Problem to work on:
Please copy the lines below exactly, from the first one through the line showing "-9.3629, -9.3748, -9.3796]".

----

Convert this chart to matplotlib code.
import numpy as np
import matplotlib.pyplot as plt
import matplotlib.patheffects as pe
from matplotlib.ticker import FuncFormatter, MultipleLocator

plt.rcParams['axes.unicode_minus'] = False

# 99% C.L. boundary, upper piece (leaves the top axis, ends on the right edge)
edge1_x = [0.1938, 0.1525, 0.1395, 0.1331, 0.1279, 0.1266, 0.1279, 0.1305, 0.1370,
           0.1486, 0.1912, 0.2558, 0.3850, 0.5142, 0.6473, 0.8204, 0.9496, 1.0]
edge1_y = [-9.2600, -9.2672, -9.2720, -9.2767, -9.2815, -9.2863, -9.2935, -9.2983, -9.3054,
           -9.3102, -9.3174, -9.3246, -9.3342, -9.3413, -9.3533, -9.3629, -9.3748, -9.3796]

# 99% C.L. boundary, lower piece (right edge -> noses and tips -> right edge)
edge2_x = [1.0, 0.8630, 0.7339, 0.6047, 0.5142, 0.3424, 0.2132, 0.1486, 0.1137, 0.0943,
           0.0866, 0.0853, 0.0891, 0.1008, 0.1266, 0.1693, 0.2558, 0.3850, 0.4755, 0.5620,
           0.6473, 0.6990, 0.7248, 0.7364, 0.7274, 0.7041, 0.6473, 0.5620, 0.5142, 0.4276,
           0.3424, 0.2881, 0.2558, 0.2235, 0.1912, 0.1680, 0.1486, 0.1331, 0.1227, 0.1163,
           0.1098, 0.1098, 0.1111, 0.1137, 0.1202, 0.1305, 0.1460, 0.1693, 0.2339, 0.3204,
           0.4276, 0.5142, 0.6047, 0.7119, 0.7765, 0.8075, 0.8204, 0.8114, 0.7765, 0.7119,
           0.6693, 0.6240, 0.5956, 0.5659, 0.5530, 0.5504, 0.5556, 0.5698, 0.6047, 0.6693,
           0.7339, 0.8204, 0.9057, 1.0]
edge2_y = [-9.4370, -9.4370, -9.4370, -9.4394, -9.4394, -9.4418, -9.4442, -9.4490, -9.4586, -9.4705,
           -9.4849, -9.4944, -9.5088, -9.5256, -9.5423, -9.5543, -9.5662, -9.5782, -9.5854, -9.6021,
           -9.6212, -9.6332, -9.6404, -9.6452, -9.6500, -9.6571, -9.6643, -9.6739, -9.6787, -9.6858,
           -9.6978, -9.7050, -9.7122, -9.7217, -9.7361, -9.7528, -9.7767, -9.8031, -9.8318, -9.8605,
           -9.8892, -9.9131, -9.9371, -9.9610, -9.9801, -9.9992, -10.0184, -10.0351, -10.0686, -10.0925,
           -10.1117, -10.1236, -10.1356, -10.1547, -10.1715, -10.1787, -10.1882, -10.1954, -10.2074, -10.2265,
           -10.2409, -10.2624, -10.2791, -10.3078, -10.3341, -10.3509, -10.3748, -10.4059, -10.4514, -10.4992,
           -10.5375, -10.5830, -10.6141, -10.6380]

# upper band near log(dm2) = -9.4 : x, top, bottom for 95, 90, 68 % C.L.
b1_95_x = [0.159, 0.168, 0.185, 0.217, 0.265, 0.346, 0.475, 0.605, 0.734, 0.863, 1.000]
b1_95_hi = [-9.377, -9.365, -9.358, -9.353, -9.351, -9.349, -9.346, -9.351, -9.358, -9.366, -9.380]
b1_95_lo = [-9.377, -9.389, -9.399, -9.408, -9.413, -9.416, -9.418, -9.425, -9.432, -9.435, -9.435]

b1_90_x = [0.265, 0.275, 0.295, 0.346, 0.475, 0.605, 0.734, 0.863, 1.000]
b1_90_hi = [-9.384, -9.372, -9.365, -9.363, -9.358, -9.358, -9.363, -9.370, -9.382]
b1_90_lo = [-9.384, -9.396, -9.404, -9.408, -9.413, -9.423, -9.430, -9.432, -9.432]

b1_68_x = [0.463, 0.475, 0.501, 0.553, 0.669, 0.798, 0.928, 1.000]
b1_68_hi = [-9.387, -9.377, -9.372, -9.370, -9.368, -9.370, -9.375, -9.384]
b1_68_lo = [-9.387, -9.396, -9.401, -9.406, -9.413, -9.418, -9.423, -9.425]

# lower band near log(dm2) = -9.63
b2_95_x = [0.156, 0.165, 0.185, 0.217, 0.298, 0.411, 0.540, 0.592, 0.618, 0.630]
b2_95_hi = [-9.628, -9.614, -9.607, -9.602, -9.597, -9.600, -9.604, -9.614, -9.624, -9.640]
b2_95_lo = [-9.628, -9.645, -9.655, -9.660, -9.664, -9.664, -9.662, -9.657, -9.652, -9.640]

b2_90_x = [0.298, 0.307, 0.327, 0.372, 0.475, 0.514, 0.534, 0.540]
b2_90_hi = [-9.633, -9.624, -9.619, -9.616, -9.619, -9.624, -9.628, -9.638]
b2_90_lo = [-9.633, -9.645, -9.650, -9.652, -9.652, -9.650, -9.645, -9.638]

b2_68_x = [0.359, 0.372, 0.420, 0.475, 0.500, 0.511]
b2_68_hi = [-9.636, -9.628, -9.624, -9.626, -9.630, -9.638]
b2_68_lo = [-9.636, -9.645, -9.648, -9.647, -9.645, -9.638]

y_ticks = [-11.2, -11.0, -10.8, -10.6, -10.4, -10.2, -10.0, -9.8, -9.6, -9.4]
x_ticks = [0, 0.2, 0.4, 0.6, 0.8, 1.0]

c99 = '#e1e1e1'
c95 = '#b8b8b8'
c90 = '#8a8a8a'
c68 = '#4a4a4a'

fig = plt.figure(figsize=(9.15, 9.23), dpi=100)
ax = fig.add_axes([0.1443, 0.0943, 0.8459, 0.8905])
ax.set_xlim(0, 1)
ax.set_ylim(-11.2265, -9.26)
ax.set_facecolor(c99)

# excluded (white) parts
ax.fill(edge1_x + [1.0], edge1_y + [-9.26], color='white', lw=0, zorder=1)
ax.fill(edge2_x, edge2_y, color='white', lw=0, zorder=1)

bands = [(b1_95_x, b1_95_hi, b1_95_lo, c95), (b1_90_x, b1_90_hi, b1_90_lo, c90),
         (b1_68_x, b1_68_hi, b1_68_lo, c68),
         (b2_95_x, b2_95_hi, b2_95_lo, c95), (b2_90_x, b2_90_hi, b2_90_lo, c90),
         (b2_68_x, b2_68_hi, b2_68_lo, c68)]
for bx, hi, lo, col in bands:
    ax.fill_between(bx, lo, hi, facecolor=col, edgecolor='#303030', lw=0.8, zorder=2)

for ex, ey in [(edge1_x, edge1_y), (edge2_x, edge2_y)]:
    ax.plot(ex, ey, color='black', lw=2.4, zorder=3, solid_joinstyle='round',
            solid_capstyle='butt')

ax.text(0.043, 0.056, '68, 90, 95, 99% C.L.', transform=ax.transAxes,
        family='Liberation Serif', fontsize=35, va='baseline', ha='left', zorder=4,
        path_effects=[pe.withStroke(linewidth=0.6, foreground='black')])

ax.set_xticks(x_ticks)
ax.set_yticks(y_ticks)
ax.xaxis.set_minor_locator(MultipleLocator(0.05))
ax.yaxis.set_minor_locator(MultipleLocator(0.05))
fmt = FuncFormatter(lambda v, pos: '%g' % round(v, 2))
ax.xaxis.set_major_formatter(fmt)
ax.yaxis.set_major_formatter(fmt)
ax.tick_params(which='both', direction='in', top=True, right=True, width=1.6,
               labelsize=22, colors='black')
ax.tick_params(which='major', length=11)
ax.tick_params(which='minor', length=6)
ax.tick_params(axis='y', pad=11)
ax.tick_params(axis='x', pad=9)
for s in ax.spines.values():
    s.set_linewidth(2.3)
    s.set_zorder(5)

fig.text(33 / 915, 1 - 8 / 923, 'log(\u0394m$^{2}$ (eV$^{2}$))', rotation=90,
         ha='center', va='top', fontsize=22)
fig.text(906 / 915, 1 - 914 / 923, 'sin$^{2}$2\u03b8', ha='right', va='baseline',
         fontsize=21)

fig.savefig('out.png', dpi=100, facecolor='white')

----

Complete response:
Convert this chart to matplotlib code.
import numpy as np
import matplotlib.pyplot as plt
import matplotlib.patheffects as pe
from matplotlib.ticker import FuncFormatter, MultipleLocator

plt.rcParams['axes.unicode_minus'] = False

# 99% C.L. boundary, upper piece (leaves the top axis, ends on the right edge)
edge1_x = [0.1938, 0.1525, 0.1395, 0.1331, 0.1279, 0.1266, 0.1279, 0.1305, 0.1370,
           0.1486, 0.1912, 0.2558, 0.3850, 0.5142, 0.6473, 0.8204, 0.9496, 1.0]
edge1_y = [-9.2600, -9.2672, -9.2720, -9.2767, -9.2815, -9.2863, -9.2935, -9.2983, -9.3054,
           -9.3102, -9.3174, -9.3246, -9.3342, -9.3413, -9.3533, -9.3629, -9.3748, -9.3796]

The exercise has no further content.